= Elizabeth Updike Cobblah =

American art teacher and ceramicist

Elizabeth Updike Cobblah (born 1955) is an American art teacher and ceramicist, painter, and illustrator in Massachusetts. She is the eldest child of author John Updike, and was the model for several of his characters. She is married to Tete Cobblah.

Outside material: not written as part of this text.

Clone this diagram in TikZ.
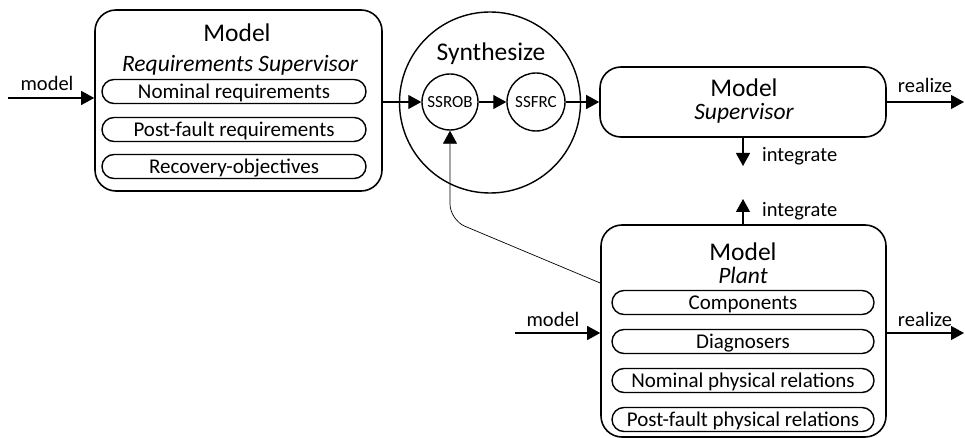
\documentclass[tikz,border=0pt]{standalone}
\usepackage{fontspec}
\setmainfont{Carlito}
\usetikzlibrary{arrows.meta,positioning,shapes.geometric}

\tikzset{
    bigbox/.style={draw,line width=1.6pt,rounded corners=21pt},
    pill/.style={draw,line width=1.4pt,rounded corners=12pt,inner sep=0pt,
        minimum height=24pt,text height=14pt,text depth=0pt,
        font=\fontsize{21}{25}\selectfont},
    ring/.style={draw,circle,line width=1.4pt,inner sep=0pt},
    flow/.style={-{Triangle[length=13pt,width=14pt]},line width=1.1pt},
    lbl/.style={anchor=base,inner sep=0pt,font=\fontsize{20.5}{24}\selectfont},
    head/.style={anchor=base,inner sep=0pt,font=\fontsize{25.5}{30}\selectfont},
    sub/.style={anchor=base,inner sep=0pt,font=\fontsize{23.5}{28}\selectfont\itshape},
}

\begin{document}
\begin{tikzpicture}[x=1pt,y=1pt]
    \useasboundingbox (0,0) rectangle (965,-438);

    % Requirements supervisor model
    \node[bigbox,minimum width=287pt,minimum height=181pt] (req) at (238.5,-100.5) {};
    \node[head] (reqtitle) at (237,-42) {Model};
    \node[sub] (reqsub) at (240,-72) {Requirements Supervisor};
    \node[pill,minimum width=264pt] (nomreq) at (234,-91.5) {Nominal requirements};
    \node[pill,minimum width=264pt] (postreq) at (234,-129.5) {Post-fault requirements};
    \node[pill,minimum width=264pt] (recobj) at (234,-166.5) {Recovery-objectives};
    \coordinate (reqin) at (8,-98);
    \draw[flow] (reqin) -- (req.west |- reqin);
    \node[lbl] (reqinlbl) at (47,-91) {model};

    % Synthesis
    \node[ring,minimum size=181pt] (synth) at (490,-102.5) {};
    \node[head] (synthtitle) at (491,-61) {Synthesize};
    \node[ring,minimum size=56pt,font=\fontsize{17}{19}\selectfont,text height=10.5pt,text depth=0pt] (ssrob) at (450,-102) {SSROB};
    \node[ring,minimum size=58pt,font=\fontsize{17}{19}\selectfont,text height=10.5pt,text depth=0pt] (ssfrc) at (536,-102) {SSFRC};
    \draw[flow] (req.east |- ssrob.west) -- (ssrob.west);
    \draw[flow] (ssrob) -- (ssfrc);

    % Supervisor model
    \node[bigbox,minimum width=286pt,minimum height=70pt] (sup) at (743,-102) {};
    \node[head] (suptitle) at (744,-97) {Model};
    \node[sub] (supsub) at (744,-120) {Supervisor};
    \draw[flow] (ssfrc.east) -- (sup.west |- ssfrc.east);
    \coordinate (supout) at (964,-102);
    \draw[flow] (sup.east) -- (supout);
    \node[lbl] (supoutlbl) at (925,-93) {realize};
    \coordinate (supdown) at (743,-166);
    \draw[flow] (sup.south) -- (supdown);
    \node[lbl,anchor=base west] (supdownlbl) at (762,-162) {integrate};

    % Plant model
    \node[bigbox,minimum width=285pt,minimum height=212pt] (plant) at (743.5,-331) {};
    \node[head] (planttitle) at (743,-260) {Model};
    \node[sub] (plantsub) at (743,-283) {Plant};
    \node[pill,minimum width=262pt] (comp) at (743,-302.5) {Components};
    \node[pill,minimum width=262pt] (diag) at (743,-341.5) {Diagnosers};
    \node[pill,minimum width=262pt] (nomphys) at (743,-380.5) {Nominal physical relations};
    \node[pill,minimum width=262pt] (postphys) at (743,-419.5) {Post-fault physical relations};
    \coordinate (plantup) at (743,-199);
    \draw[flow] (plant.north -| plantup) -- (plantup);
    \node[lbl,anchor=base west] (plantuplbl) at (762,-216) {integrate};
    \coordinate (plantin) at (515,-333);
    \draw[flow] (plantin) -- (plant.west |- plantin);
    \node[lbl] (plantinlbl) at (553,-326) {model};
    \coordinate (plantout) at (964,-333);
    \draw[flow] (plant.east |- plantout) -- (plantout);
    \node[lbl] (plantoutlbl) at (925,-326) {realize};

    % Plant feeds the robust synthesis
    \draw[-{Triangle[length=13pt,width=14pt]},line width=0.7pt,rounded corners=16pt]
        ([yshift=48pt]plant.west) -- (ssrob.south |- 0,-220) -- (ssrob.south);
\end{tikzpicture}
\end{document}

==Early life and education==
Elizabeth Pennington Updike was born in 1955 in England while her father, John Updike, and mother, Mary Pennington (Updike) Weatherall, were studying at Oxford University's Ruskin School of Drawing. John Updike wrote "March a Birthday Poem" about Cobblah's birth. As an infant she returned to New York City with her parents while her father wrote for The New Yorker. The family then moved to Ipswich, Massachusetts, where she spent most of her childhood with her three younger siblings, including the writer David Updike. She graduated from the Pingree School, Salem State University and then Rhode Island School of Design in Providence, where she met her husband, Tete Cobblah, a native of Ghana. They have two sons.

==Career==
In 1990 Cobblah illustrated The Predator, a book written by her grandmother, Linda Grace Hoyer Updike. Characters based on Cobblah appear in many of her father's published writings, including "Grandparenting", the Rabbit series, "Toward Evening," "Incest," "Should Wizard Hit Mommy," "Avec la Bebe-sitter," "The Music School," "Daughter, Last Glimpses," and "Separating." Since Updike's death in 2009, Cobblah has been an active supporter and donor to Updike's museum in Pennsylvania as well as charities for the disabled in Ghana. She teaches art at the Fenn School in Concord, and lives in Maynard, Massachusetts.